Find, in the records below, the line that contains "Emit a Python" and the line that contains "from matplotlib.ticker import". Copy those two lines and everything between them exactly, but not the pictures.

--*--

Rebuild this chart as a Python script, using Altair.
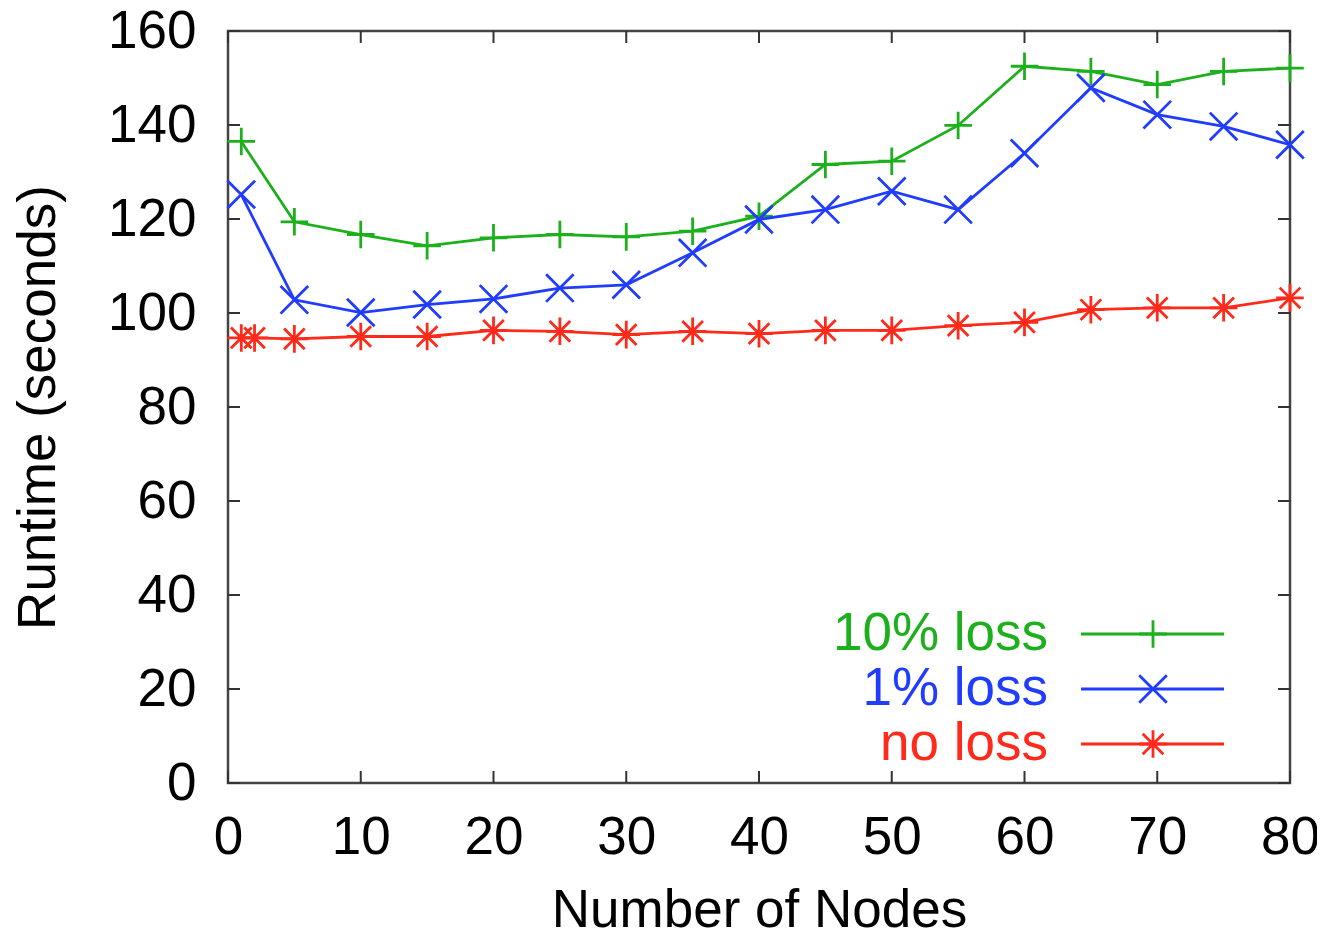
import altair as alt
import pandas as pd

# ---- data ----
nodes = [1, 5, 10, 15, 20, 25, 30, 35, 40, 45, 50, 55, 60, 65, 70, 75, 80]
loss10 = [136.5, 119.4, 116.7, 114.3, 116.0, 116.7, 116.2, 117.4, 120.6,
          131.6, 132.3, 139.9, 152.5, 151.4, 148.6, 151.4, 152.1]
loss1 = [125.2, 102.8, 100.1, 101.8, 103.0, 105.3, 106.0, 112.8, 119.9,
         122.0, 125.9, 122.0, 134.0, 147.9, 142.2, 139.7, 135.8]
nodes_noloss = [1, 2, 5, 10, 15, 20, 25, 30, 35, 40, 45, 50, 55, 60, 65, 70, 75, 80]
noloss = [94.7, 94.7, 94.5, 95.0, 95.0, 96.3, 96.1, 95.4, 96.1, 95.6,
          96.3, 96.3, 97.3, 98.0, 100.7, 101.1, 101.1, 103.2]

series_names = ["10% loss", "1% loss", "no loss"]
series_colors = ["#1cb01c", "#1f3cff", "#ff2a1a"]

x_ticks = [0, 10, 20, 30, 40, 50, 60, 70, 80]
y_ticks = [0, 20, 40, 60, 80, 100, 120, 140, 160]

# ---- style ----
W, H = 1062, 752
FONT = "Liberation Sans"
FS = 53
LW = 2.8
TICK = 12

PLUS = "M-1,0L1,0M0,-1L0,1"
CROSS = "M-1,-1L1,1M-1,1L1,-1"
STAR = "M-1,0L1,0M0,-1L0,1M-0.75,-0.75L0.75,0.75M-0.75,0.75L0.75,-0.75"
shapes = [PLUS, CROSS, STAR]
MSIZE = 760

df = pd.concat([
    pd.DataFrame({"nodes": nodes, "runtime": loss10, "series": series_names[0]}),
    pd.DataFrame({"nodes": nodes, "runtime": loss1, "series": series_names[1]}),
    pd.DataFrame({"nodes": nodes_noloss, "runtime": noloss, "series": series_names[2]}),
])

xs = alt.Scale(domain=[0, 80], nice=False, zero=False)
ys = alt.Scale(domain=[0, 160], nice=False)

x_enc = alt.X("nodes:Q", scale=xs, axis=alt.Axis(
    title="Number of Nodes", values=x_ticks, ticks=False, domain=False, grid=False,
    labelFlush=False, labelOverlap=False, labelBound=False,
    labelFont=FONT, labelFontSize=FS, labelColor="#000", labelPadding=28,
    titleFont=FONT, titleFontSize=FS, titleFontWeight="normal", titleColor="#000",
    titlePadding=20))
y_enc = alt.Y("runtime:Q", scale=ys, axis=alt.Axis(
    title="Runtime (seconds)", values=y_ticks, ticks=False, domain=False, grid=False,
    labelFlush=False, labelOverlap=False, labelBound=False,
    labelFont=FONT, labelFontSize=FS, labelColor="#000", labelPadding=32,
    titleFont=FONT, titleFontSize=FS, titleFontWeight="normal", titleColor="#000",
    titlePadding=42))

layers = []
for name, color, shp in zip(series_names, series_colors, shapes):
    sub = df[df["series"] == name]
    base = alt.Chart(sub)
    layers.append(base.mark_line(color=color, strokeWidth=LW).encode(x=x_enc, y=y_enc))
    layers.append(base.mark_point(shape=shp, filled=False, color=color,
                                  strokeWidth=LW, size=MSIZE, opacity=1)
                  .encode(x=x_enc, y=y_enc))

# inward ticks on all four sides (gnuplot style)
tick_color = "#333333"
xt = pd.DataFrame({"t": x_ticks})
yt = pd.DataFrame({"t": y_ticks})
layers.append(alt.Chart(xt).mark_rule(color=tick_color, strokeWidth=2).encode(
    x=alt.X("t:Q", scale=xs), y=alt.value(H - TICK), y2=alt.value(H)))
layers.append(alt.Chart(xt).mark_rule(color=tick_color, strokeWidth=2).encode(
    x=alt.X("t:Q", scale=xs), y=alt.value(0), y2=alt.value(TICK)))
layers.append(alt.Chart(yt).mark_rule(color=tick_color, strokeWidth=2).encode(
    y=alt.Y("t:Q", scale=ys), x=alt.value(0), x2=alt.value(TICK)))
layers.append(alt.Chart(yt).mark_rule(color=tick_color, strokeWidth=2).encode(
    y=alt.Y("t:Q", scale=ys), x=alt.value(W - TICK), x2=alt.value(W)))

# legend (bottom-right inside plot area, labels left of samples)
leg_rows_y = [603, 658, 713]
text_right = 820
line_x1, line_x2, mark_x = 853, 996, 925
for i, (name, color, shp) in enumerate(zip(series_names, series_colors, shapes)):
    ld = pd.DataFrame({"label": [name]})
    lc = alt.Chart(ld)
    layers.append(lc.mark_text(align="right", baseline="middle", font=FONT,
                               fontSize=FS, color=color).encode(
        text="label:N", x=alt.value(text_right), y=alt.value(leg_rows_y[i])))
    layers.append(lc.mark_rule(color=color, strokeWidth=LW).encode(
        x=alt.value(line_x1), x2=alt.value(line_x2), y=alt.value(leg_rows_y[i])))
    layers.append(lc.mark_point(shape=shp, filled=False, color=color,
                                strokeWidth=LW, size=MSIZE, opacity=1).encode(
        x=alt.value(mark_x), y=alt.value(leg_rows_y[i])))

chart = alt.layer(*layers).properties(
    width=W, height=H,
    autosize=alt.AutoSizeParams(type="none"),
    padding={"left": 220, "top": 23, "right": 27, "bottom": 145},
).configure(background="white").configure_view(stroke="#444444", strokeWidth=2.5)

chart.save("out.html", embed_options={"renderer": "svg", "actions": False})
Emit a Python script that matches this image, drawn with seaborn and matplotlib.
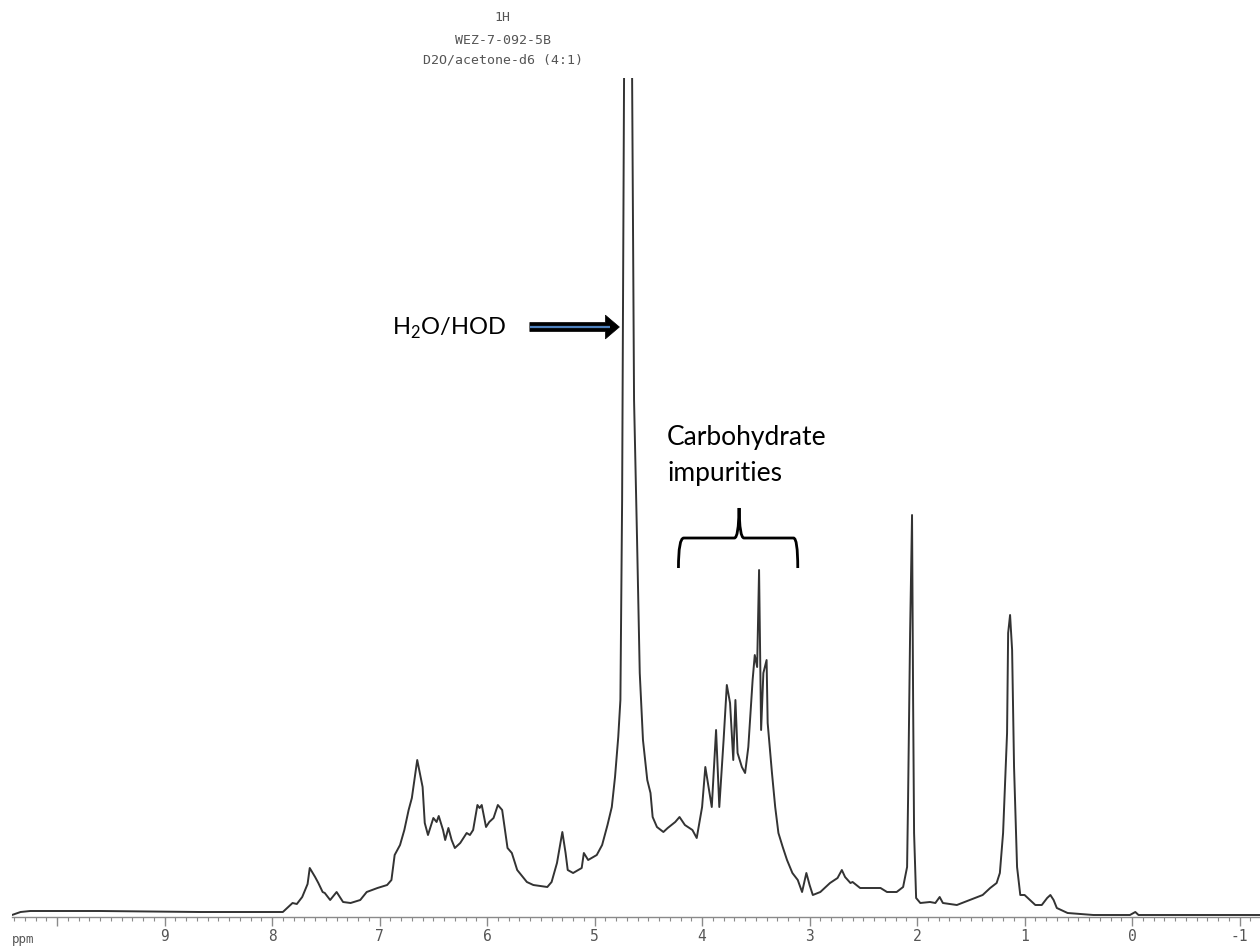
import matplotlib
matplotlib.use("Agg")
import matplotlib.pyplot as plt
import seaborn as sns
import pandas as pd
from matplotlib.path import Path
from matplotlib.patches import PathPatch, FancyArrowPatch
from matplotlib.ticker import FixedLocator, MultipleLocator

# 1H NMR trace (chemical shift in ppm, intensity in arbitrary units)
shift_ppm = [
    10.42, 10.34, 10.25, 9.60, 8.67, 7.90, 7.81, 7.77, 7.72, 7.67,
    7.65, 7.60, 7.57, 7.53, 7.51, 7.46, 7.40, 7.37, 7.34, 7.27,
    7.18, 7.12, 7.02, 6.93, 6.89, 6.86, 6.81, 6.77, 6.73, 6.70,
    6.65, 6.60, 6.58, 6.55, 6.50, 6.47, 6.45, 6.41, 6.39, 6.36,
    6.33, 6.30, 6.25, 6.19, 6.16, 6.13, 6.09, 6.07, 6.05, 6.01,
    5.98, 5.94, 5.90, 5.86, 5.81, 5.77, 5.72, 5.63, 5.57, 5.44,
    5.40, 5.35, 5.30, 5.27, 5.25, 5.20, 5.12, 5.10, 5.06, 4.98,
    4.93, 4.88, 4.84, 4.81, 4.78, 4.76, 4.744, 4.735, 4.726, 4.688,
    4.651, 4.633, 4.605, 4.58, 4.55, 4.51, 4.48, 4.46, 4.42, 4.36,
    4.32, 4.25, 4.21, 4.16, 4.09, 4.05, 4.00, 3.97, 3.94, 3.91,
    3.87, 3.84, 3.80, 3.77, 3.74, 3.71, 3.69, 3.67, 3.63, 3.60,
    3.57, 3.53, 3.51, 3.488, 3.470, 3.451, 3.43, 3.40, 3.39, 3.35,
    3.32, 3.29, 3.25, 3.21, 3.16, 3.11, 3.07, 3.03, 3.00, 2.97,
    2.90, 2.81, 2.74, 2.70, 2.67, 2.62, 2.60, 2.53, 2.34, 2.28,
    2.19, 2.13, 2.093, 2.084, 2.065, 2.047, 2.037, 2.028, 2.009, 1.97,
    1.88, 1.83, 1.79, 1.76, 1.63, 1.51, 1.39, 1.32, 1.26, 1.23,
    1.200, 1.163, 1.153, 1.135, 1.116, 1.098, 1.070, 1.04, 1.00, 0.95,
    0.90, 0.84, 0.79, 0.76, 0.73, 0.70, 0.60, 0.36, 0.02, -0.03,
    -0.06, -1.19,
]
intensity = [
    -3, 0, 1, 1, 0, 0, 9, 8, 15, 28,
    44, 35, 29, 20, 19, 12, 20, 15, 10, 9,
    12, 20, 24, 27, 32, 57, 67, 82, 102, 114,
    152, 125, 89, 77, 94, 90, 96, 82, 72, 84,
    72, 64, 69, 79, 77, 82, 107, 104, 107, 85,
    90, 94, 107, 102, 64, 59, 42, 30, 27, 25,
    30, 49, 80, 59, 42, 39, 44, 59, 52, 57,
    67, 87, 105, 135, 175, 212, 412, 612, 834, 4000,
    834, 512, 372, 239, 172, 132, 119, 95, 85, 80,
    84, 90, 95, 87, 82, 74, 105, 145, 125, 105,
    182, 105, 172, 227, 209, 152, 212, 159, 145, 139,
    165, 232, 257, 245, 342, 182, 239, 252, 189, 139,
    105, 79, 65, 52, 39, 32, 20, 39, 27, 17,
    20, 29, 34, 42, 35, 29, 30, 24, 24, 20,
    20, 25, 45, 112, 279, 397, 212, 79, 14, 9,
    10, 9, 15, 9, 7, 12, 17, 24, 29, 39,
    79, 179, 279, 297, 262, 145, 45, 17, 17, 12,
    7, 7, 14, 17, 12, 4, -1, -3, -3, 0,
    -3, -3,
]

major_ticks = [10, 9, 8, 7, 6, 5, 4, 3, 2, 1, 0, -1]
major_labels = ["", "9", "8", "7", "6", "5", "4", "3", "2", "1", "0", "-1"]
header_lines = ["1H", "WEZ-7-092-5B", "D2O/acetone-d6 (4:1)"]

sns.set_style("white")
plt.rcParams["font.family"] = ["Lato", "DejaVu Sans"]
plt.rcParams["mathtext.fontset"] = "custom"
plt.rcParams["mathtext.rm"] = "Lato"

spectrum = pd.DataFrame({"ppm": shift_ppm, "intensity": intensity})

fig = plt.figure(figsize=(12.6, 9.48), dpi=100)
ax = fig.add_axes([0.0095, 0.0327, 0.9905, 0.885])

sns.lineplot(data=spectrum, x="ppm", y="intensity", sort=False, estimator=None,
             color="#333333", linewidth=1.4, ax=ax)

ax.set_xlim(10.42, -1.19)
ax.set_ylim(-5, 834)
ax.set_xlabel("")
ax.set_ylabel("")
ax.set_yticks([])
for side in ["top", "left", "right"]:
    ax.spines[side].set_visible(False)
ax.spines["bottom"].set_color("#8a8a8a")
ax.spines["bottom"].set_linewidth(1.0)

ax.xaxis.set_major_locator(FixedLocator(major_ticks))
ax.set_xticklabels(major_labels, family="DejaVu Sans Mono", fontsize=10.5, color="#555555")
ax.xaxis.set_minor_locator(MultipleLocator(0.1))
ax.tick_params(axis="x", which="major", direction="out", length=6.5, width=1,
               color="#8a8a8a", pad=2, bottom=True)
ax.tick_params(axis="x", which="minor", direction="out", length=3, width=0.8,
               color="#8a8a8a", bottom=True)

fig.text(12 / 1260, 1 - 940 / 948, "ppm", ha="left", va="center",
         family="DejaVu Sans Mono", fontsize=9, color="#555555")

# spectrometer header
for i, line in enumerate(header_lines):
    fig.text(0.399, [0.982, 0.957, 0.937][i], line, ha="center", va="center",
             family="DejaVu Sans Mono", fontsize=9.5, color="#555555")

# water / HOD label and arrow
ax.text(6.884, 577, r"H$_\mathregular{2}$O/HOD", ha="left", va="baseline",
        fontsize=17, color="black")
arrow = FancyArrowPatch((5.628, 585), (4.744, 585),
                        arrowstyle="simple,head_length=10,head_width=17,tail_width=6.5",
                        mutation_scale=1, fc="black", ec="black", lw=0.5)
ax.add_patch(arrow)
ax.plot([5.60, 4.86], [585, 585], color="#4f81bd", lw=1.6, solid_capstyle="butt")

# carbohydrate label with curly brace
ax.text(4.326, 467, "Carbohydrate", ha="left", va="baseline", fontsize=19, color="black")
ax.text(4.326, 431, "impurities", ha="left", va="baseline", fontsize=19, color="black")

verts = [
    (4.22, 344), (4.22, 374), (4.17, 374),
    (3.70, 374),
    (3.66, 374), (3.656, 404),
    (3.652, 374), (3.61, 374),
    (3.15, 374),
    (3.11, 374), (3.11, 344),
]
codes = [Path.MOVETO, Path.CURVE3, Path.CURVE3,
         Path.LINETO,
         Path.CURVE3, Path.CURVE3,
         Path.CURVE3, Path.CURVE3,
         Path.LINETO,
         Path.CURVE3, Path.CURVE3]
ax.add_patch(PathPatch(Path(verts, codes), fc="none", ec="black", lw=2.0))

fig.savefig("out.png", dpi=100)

--*--

* SOLUTION FOR THIS TASK
Emit a Python script that matches this image, drawn with seaborn and matplotlib.
import matplotlib
matplotlib.use("Agg")
import matplotlib.pyplot as plt
import seaborn as sns
import pandas as pd
from matplotlib.path import Path
from matplotlib.patches import PathPatch, FancyArrowPatch
from matplotlib.ticker import FixedLocator, MultipleLocator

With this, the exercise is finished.